Bedroni’s lawyer, Peter Depew, also requested the judge authorize a re-test of Bedroni’s urine sample.
It’s unclear what specifically Bedroni’s urine sample found in relation to the case, which was not clarified in court Tuesday.
The phone records for Cantrell and officers involved in the arrest of Orndoff and Bedroni, as well as Bedroni’s urine test, will be considered by Covello at a hearing on Sept. 5.
SLO city attorney Christine Dietrick told The Tribune the city is opposing the scope of the phone record request, saying that sensitive information might exist on the devices of police personnel, and privacy concerns are at issue, as well.
SLO contract attorney Roy Hanley will argue those issues in court at the Sept. 5 hearing, according to Dietrick.
“We’re seeking for them to clarify and to be crisp about the records they’re looking for are,” Dietrick said. “We oppose it because the scope requires narrowing (the information requested) and objections need to be made.”
Deputy District Attorney Phillip Joo previously cited evidence against Orndoff and Bedroni of needles and methamphetamine in an August court hearing related to the custody of the couple’s children.
But the specific details of that drug-related evidence have not been revealed yet in court.
A preliminary hearing, to determine if sufficient evidence supports moving the case to trial, is scheduled for Oct. 17. That hearing is expected to more fully vet the legal issues at stake, and possibly what exactly was found in the couple’s home.
At the same preliminary hearing, the defense attorneys are expected to argue that the search of their client’s home was improper because neither Orndoff nor Bedroni was on probation, as initially stated by police.

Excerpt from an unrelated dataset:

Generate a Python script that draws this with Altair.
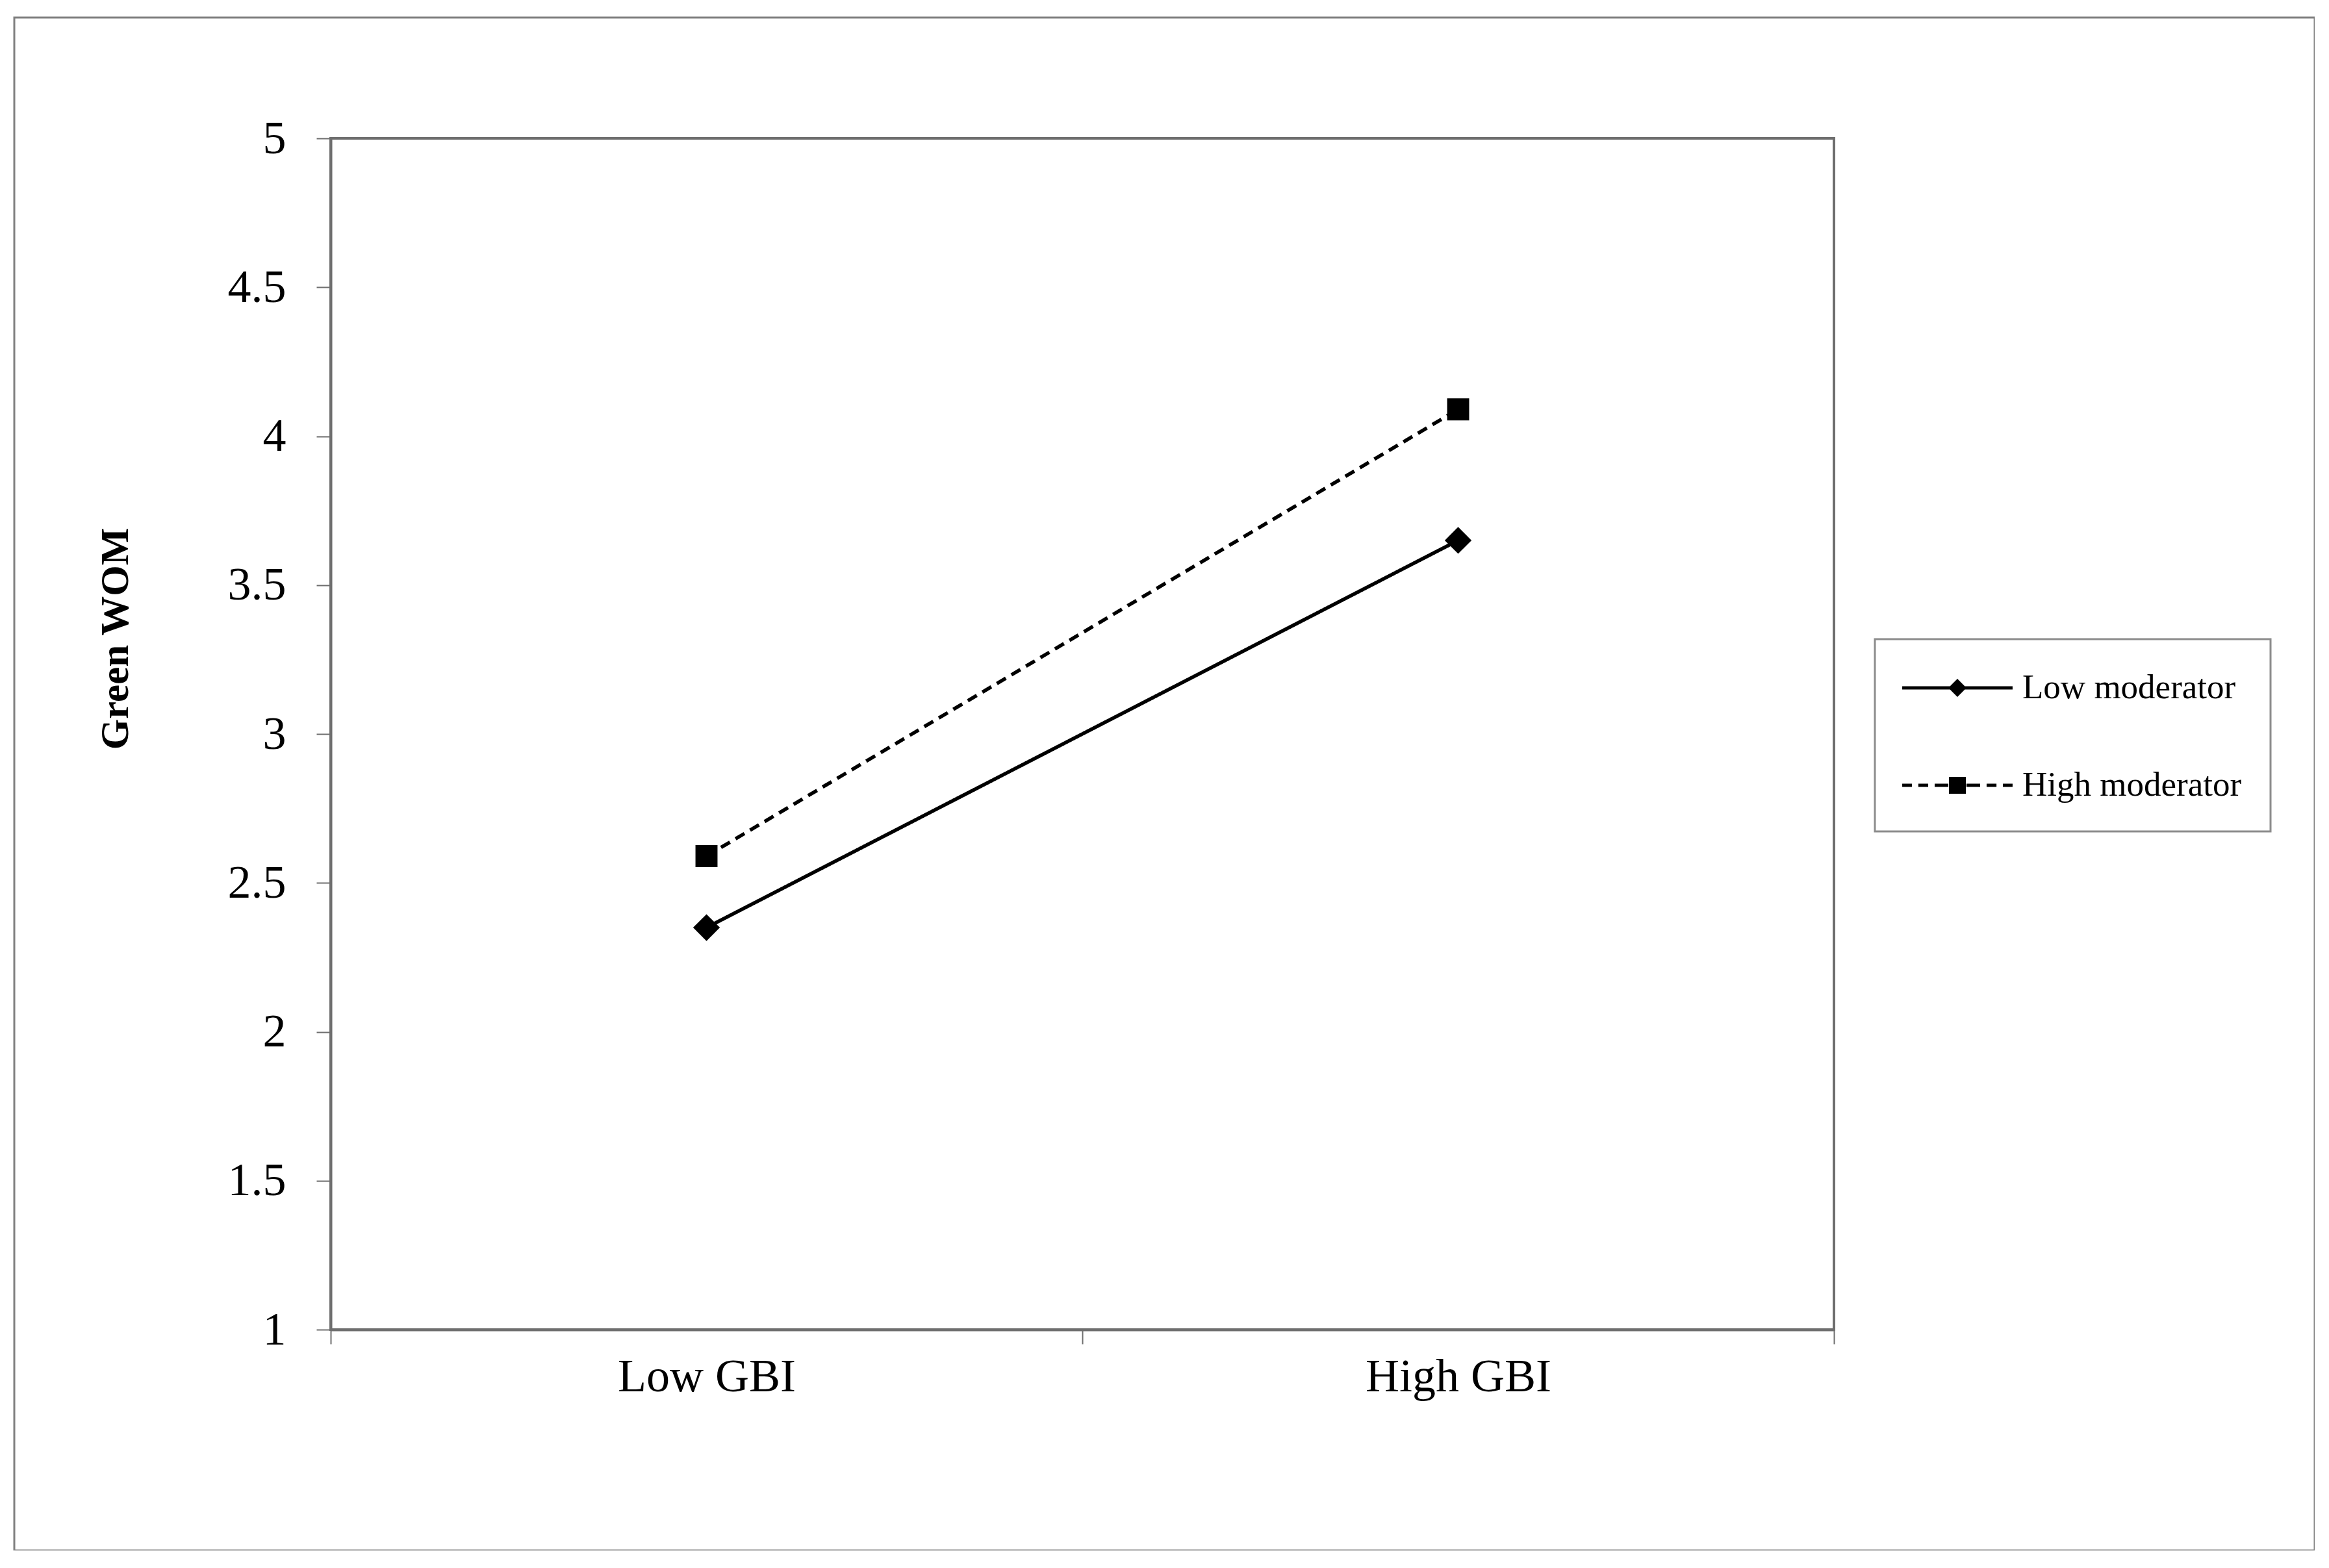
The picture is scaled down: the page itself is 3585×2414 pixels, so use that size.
import altair as alt
import pandas as pd

# ---- data ----
gbi_levels = ["Low GBI", "High GBI"]
series_names = ["Low moderator", "High moderator"]
low_moderator = [2.35, 3.65]
high_moderator = [2.59, 4.09]
y_ticks = [1, 1.5, 2, 2.5, 3, 3.5, 4, 4.5, 5]

rows = []
for s, vals in zip(series_names, [low_moderator, high_moderator]):
    for g, v in zip(gbi_levels, vals):
        rows.append({"gbi": g, "series": s, "wom": v})
df = pd.DataFrame(rows)

W, H = 2314, 1834
FONT = "Liberation Serif"
AXIS_GRAY = "#6e6e6e"

x_enc = alt.X(
    "gbi:N",
    scale=alt.Scale(type="band", domain=gbi_levels, paddingInner=0, paddingOuter=0),
    bandPosition=0.5,
    axis=alt.Axis(
        title=None, tickBand="extent", labelAngle=0, labelFont=FONT,
        labelFontSize=72, labelColor="black", labelPadding=15, labelLimit=0,
        tickSize=22, tickColor=AXIS_GRAY, tickWidth=2, domainColor=AXIS_GRAY,
        domainWidth=4,
    ),
)
y_enc = alt.Y(
    "wom:Q",
    scale=alt.Scale(domain=[1, 5], nice=False, zero=False),
    axis=alt.Axis(
        title="Green WOM", values=y_ticks, format="~g", grid=False,
        labelFont=FONT, labelFontSize=72, labelColor="black", labelPadding=47,
        tickSize=22, tickColor=AXIS_GRAY, tickWidth=2, domainColor=AXIS_GRAY,
        domainWidth=4, titleFont=FONT, titleFontWeight="bold", titleFontSize=61,
        titleColor="black", titleX=-331, titleY=770, titleAlign="center",
        titleBaseline="middle", titleAngle=270,
    ),
)


# ---- legend symbols: line + marker drawn as filled shapes (unit = 31px) ----
def hbar(x0, x1, h=0.08):
    return f"M{x0},{-h}H{x1}V{h}H{x0}Z"


solid_line = hbar(-2.74, 2.74)
dashed_line = "".join(
    hbar(a, b) for a, b in [(-2.74, -2.26), (-1.94, -1.45), (-1.13, -0.45),
                            (0.45, 1.13), (1.45, 1.94), (2.26, 2.74)]
)
diamond_marker = "M0,-0.45L0.45,0L0,0.45L-0.45,0Z"
square_marker = "M-0.42,-0.42L0.42,-0.42L0.42,0.42L-0.42,0.42Z"
legend_paths = [solid_line + diamond_marker, dashed_line + square_marker]

leg = alt.Legend(
    title=None, orient="none", legendX=2377, legendY=771, direction="vertical",
    symbolSize=3844, symbolStrokeWidth=0, symbolFillColor="black",
    symbolOffset=52, labelOffset=69, rowPadding=92,
    labelFont=FONT, labelFontSize=53, labelColor="black", labelLimit=0,
)

frame = alt.Chart(pd.DataFrame({"a": [0]})).mark_rect(
    fill="white", fillOpacity=0, stroke="#808080", strokeWidth=3
).encode(x=alt.value(-487), x2=alt.value(3054), y=alt.value(-186), y2=alt.value(2174))

line_low = alt.Chart(df).transform_filter(alt.datum.series == "Low moderator").mark_line(
    color="black", strokeWidth=5.5, strokeDash=[1, 0]
).encode(x=x_enc, y=y_enc)

line_high = alt.Chart(df).transform_filter(alt.datum.series == "High moderator").mark_line(
    color="black", strokeWidth=5.5, strokeDash=[16, 10]
).encode(x=x_enc, y=y_enc)

pts_low = alt.Chart(df).transform_filter(alt.datum.series == "Low moderator").mark_point(
    shape="diamond", filled=True, color="black", size=1700, opacity=1
).encode(x=x_enc, y=y_enc)

pts_high = alt.Chart(df).transform_filter(alt.datum.series == "High moderator").mark_point(
    shape="square", filled=True, color="black", size=1150, opacity=1
).encode(x=x_enc, y=y_enc)

legend_layer = alt.Chart(df).mark_point(
    filled=True, color="black", opacity=0
).encode(
    x=x_enc, y=y_enc,
    shape=alt.Shape("series:N", scale=alt.Scale(domain=series_names, range=legend_paths), legend=leg),
)

chart = alt.layer(frame, line_low, line_high, pts_low, pts_high, legend_layer).properties(
    width=W, height=H,
    autosize=alt.AutoSizeParams(type="none"),
    padding={"left": 501, "top": 205, "right": 740, "bottom": 340},
    background="white",
).configure_view(
    stroke=AXIS_GRAY, strokeWidth=4
).configure_legend(
    padding=44, strokeColor="#8c8c8c", strokeWidth=3, fillColor="white",
)

chart.save("out.html", embed_options={"renderer": "svg", "actions": False})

The home was searched without a warrant.
City officials said police believed Ornoff was on probation because of a clerical error in a criminal database record that showed he was. But in fact, the person on probation was his brother, Cole Orndoff, who was convicted of impersonating him in a drug-related arrest; Cole used Cheyne’s identity as an alias.
The home of Orndoff and Bedroni on O’Connor Way was searched by officers on the afternoon of July 10, the day that Cantrell left her gun in the bathroom at an El Pollo Loco restaurant. SLO police believed Orndoff may have been the man in the surveillance footage from El Pollo Loco who took the gun.
The weapon was returned two days later by Skeeter Mangan, a Los Osos man who actually found the gun and took it home. Mangan wasn’t charged by the District Attorney’s Office with a crime, though SLO police recommended felony charges.
Dietrick has cited case law that shows that if officers believe a warrantless search is allowable based on “a court-maintained, computer-generated search,” the evidence collected inside a defendant’s home can’t be suppressed in court.
Officers also observed some of the conditions of the home from outside the residence, city officials have stated, which could become part of the prosecution’s argument, as well.
Defense lawyers are expected to argue to suppress the evidence collected based on the legality of the search.